**Short exercise**
Skip all pictures, then print the remaining material exactly.

>> begin Supplied information

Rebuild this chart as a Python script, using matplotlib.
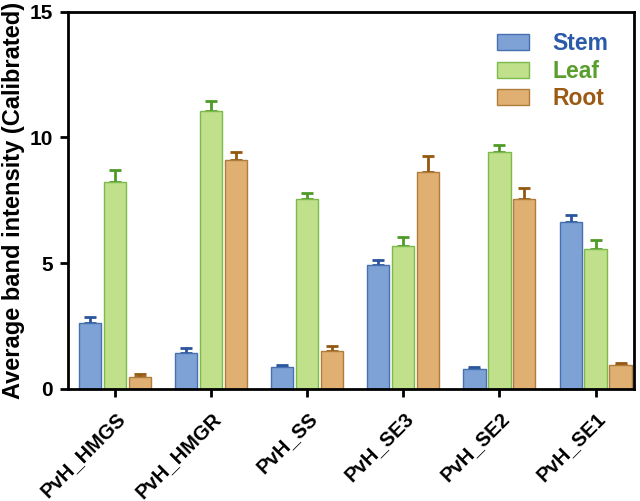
import numpy as np
import matplotlib
matplotlib.use("Agg")
import matplotlib.pyplot as plt

plt.rcParams['font.family'] = ['Liberation Sans', 'DejaVu Sans']
plt.rcParams['font.weight'] = 'bold'

# Data
genes = ["PvH_HMGS", "PvH_HMGR", "PvH_SS", "PvH_SE3", "PvH_SE2", "PvH_SE1"]
stem = [2.61, 1.42, 0.87, 4.91, 0.78, 6.65]
stem_err = [0.24, 0.20, 0.10, 0.21, 0.10, 0.25]
leaf = [8.24, 11.03, 7.55, 5.69, 9.40, 5.57]
leaf_err = [0.47, 0.40, 0.24, 0.34, 0.28, 0.35]
root = [0.48, 9.11, 1.51, 8.64, 7.56, 0.94]
root_err = [0.10, 0.32, 0.21, 0.62, 0.44, 0.10]

series = [
    ("Stem", stem, stem_err, "#7EA2D6", "#4670B0", "#2B559C", "#2B5BA8"),
    ("Leaf", leaf, leaf_err, "#C0E08C", "#7DBA4C", "#4E9A28", "#5A9E2E"),
    ("Root", root, root_err, "#DFB072", "#B07C3C", "#94580E", "#9A5A14"),
]

fig = plt.figure(figsize=(6.4, 5.01), dpi=100)
ax = fig.add_axes([0.106, 0.2236, 0.885, 0.7534])

x = np.arange(len(genes))
step = 0.26
width = 0.23
handles = []
for i, (name, vals, errs, fc, ec, errc, tc) in enumerate(series):
    pos = x + (i - 1) * step
    b = ax.bar(pos, vals, width, color=fc, edgecolor=ec, linewidth=1.0,
               label=name, zorder=2)
    ax.errorbar(pos, vals, yerr=[np.zeros(len(errs)), errs], fmt='none',
                ecolor=errc, elinewidth=2, capsize=4.5, capthick=2, zorder=1)
    handles.append(b)

ax.set_xlim(-0.493, 5.403)
ax.set_ylim(0, 15)
ax.set_yticks([0, 5, 10, 15])
ax.set_xticks(x)
ax.set_xticklabels(genes, rotation=45, ha='right', rotation_mode='anchor',
                   fontsize=14.5, fontweight='bold')
ax.tick_params(axis='both', direction='out', length=6, width=2)
ax.tick_params(axis='y', labelsize=15, pad=5)
ax.tick_params(axis='x', pad=8)
for lbl in ax.get_yticklabels():
    lbl.set_fontweight('bold')
for s in ax.spines.values():
    s.set_linewidth(2)

ax.set_ylabel("Average band intensity (Calibrated)", fontsize=17,
              fontweight='bold', labelpad=3)

leg = ax.legend(handles=handles, loc='upper right', bbox_to_anchor=(0.99, 1.0),
                frameon=False, fontsize=16.5, handlelength=1.4, handleheight=0.7,
                labelspacing=0.2, handletextpad=1.0)
for t, s in zip(leg.get_texts(), series):
    t.set_color(s[6])
    t.set_fontweight('bold')

fig.savefig("out.png", dpi=100)
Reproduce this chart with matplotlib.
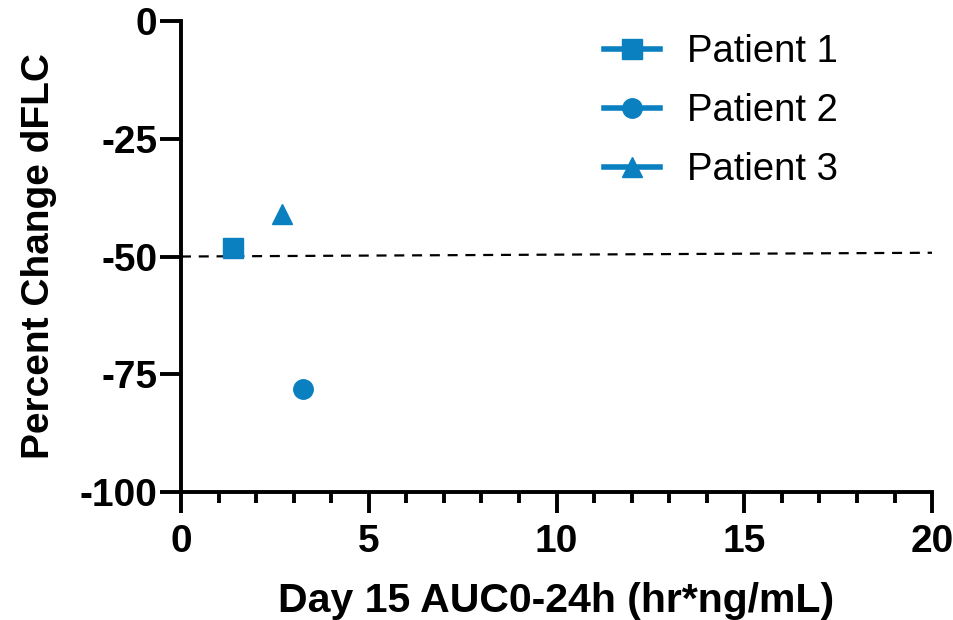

>> end Supplied information

**Correct response**
Rebuild this chart as a Python script, using matplotlib.
import numpy as np
import matplotlib
matplotlib.use("Agg")
import matplotlib.pyplot as plt

plt.rcParams['font.family'] = ['Liberation Sans', 'DejaVu Sans']
plt.rcParams['font.weight'] = 'bold'

# Data
genes = ["PvH_HMGS", "PvH_HMGR", "PvH_SS", "PvH_SE3", "PvH_SE2", "PvH_SE1"]
stem = [2.61, 1.42, 0.87, 4.91, 0.78, 6.65]
stem_err = [0.24, 0.20, 0.10, 0.21, 0.10, 0.25]
leaf = [8.24, 11.03, 7.55, 5.69, 9.40, 5.57]
leaf_err = [0.47, 0.40, 0.24, 0.34, 0.28, 0.35]
root = [0.48, 9.11, 1.51, 8.64, 7.56, 0.94]
root_err = [0.10, 0.32, 0.21, 0.62, 0.44, 0.10]

series = [
    ("Stem", stem, stem_err, "#7EA2D6", "#4670B0", "#2B559C", "#2B5BA8"),
    ("Leaf", leaf, leaf_err, "#C0E08C", "#7DBA4C", "#4E9A28", "#5A9E2E"),
    ("Root", root, root_err, "#DFB072", "#B07C3C", "#94580E", "#9A5A14"),
]

fig = plt.figure(figsize=(6.4, 5.01), dpi=100)
ax = fig.add_axes([0.106, 0.2236, 0.885, 0.7534])

x = np.arange(len(genes))
step = 0.26
width = 0.23
handles = []
for i, (name, vals, errs, fc, ec, errc, tc) in enumerate(series):
    pos = x + (i - 1) * step
    b = ax.bar(pos, vals, width, color=fc, edgecolor=ec, linewidth=1.0,
               label=name, zorder=2)
    ax.errorbar(pos, vals, yerr=[np.zeros(len(errs)), errs], fmt='none',
                ecolor=errc, elinewidth=2, capsize=4.5, capthick=2, zorder=1)
    handles.append(b)

ax.set_xlim(-0.493, 5.403)
ax.set_ylim(0, 15)
ax.set_yticks([0, 5, 10, 15])
ax.set_xticks(x)
ax.set_xticklabels(genes, rotation=45, ha='right', rotation_mode='anchor',
                   fontsize=14.5, fontweight='bold')
ax.tick_params(axis='both', direction='out', length=6, width=2)
ax.tick_params(axis='y', labelsize=15, pad=5)
ax.tick_params(axis='x', pad=8)
for lbl in ax.get_yticklabels():
    lbl.set_fontweight('bold')
for s in ax.spines.values():
    s.set_linewidth(2)

ax.set_ylabel("Average band intensity (Calibrated)", fontsize=17,
              fontweight='bold', labelpad=3)

leg = ax.legend(handles=handles, loc='upper right', bbox_to_anchor=(0.99, 1.0),
                frameon=False, fontsize=16.5, handlelength=1.4, handleheight=0.7,
                labelspacing=0.2, handletextpad=1.0)
for t, s in zip(leg.get_texts(), series):
    t.set_color(s[6])
    t.set_fontweight('bold')

fig.savefig("out.png", dpi=100)
Reproduce this chart with matplotlib.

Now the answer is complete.